Problem requirements -
Go through the listing and set it down exactly, leaving out its pictures.

Extracted data -
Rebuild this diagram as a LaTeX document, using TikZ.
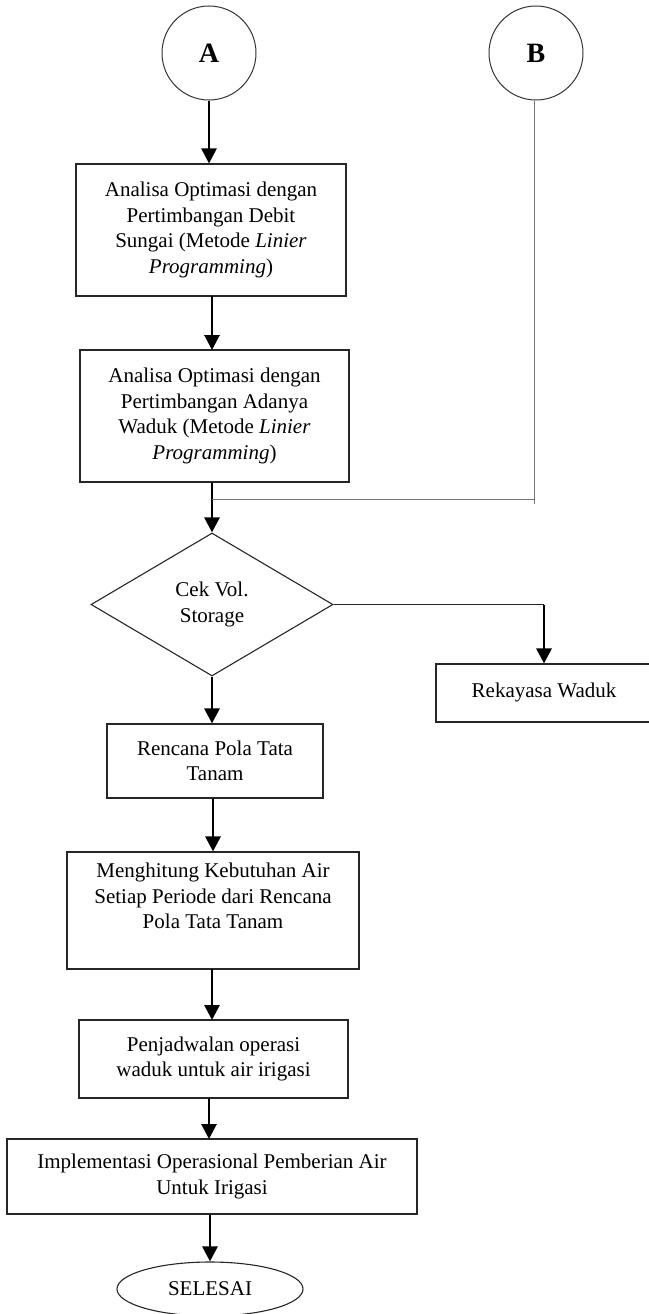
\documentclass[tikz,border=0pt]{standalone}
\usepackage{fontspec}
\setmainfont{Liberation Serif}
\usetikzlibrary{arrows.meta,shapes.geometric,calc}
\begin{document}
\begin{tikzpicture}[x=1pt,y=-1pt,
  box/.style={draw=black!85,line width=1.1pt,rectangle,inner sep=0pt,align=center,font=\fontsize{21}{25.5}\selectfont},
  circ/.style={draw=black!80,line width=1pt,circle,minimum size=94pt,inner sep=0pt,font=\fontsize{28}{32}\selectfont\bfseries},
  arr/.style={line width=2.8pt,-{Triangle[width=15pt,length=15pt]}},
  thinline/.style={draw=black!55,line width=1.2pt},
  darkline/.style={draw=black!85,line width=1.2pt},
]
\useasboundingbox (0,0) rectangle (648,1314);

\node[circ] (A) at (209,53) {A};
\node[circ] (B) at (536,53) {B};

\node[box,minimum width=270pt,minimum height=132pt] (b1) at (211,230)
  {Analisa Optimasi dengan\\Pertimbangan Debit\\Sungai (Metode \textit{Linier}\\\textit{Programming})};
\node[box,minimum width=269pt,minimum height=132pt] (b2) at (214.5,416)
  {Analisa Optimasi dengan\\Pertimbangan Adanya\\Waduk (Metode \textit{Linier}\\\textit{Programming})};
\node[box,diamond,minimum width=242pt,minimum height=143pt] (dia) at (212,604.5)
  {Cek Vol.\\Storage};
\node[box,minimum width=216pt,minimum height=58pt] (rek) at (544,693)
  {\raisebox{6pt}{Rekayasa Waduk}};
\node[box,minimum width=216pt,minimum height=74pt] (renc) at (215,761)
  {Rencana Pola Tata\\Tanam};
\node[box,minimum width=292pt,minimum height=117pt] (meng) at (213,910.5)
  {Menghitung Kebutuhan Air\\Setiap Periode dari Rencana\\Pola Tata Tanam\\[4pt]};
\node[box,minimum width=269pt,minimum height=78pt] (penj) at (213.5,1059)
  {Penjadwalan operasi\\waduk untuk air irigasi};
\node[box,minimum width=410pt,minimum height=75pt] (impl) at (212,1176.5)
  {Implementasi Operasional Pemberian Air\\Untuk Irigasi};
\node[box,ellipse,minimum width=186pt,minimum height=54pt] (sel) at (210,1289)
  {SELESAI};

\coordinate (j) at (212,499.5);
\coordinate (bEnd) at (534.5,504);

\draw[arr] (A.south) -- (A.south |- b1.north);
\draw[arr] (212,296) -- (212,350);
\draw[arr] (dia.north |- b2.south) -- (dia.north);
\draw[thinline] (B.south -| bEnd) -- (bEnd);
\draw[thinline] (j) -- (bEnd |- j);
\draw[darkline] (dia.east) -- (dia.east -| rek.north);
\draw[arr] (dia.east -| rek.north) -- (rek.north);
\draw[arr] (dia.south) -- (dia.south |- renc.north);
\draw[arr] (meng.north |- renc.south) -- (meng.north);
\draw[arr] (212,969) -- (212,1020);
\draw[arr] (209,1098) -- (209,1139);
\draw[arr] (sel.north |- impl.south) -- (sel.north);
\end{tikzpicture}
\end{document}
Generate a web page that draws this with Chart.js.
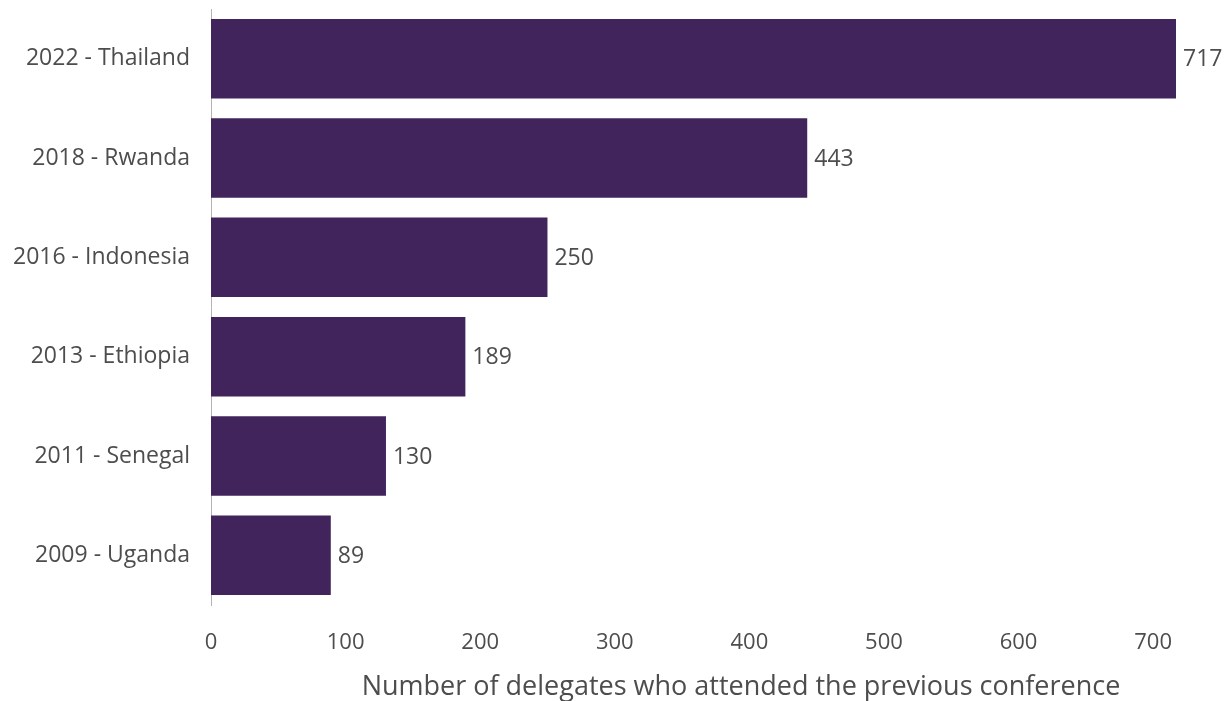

Task answer -
Rebuild this diagram as a LaTeX document, using TikZ.
\documentclass[tikz,border=0pt]{standalone}
\usepackage{fontspec}
\setmainfont{Liberation Serif}
\usetikzlibrary{arrows.meta,shapes.geometric,calc}
\begin{document}
\begin{tikzpicture}[x=1pt,y=-1pt,
  box/.style={draw=black!85,line width=1.1pt,rectangle,inner sep=0pt,align=center,font=\fontsize{21}{25.5}\selectfont},
  circ/.style={draw=black!80,line width=1pt,circle,minimum size=94pt,inner sep=0pt,font=\fontsize{28}{32}\selectfont\bfseries},
  arr/.style={line width=2.8pt,-{Triangle[width=15pt,length=15pt]}},
  thinline/.style={draw=black!55,line width=1.2pt},
  darkline/.style={draw=black!85,line width=1.2pt},
]
\useasboundingbox (0,0) rectangle (648,1314);

\node[circ] (A) at (209,53) {A};
\node[circ] (B) at (536,53) {B};

\node[box,minimum width=270pt,minimum height=132pt] (b1) at (211,230)
  {Analisa Optimasi dengan\\Pertimbangan Debit\\Sungai (Metode \textit{Linier}\\\textit{Programming})};
\node[box,minimum width=269pt,minimum height=132pt] (b2) at (214.5,416)
  {Analisa Optimasi dengan\\Pertimbangan Adanya\\Waduk (Metode \textit{Linier}\\\textit{Programming})};
\node[box,diamond,minimum width=242pt,minimum height=143pt] (dia) at (212,604.5)
  {Cek Vol.\\Storage};
\node[box,minimum width=216pt,minimum height=58pt] (rek) at (544,693)
  {\raisebox{6pt}{Rekayasa Waduk}};
\node[box,minimum width=216pt,minimum height=74pt] (renc) at (215,761)
  {Rencana Pola Tata\\Tanam};
\node[box,minimum width=292pt,minimum height=117pt] (meng) at (213,910.5)
  {Menghitung Kebutuhan Air\\Setiap Periode dari Rencana\\Pola Tata Tanam\\[4pt]};
\node[box,minimum width=269pt,minimum height=78pt] (penj) at (213.5,1059)
  {Penjadwalan operasi\\waduk untuk air irigasi};
\node[box,minimum width=410pt,minimum height=75pt] (impl) at (212,1176.5)
  {Implementasi Operasional Pemberian Air\\Untuk Irigasi};
\node[box,ellipse,minimum width=186pt,minimum height=54pt] (sel) at (210,1289)
  {SELESAI};

\coordinate (j) at (212,499.5);
\coordinate (bEnd) at (534.5,504);

\draw[arr] (A.south) -- (A.south |- b1.north);
\draw[arr] (212,296) -- (212,350);
\draw[arr] (dia.north |- b2.south) -- (dia.north);
\draw[thinline] (B.south -| bEnd) -- (bEnd);
\draw[thinline] (j) -- (bEnd |- j);
\draw[darkline] (dia.east) -- (dia.east -| rek.north);
\draw[arr] (dia.east -| rek.north) -- (rek.north);
\draw[arr] (dia.south) -- (dia.south |- renc.north);
\draw[arr] (meng.north |- renc.south) -- (meng.north);
\draw[arr] (212,969) -- (212,1020);
\draw[arr] (209,1098) -- (209,1139);
\draw[arr] (sel.north |- impl.south) -- (sel.north);
\end{tikzpicture}
\end{document}
Generate a web page that draws this with Chart.js.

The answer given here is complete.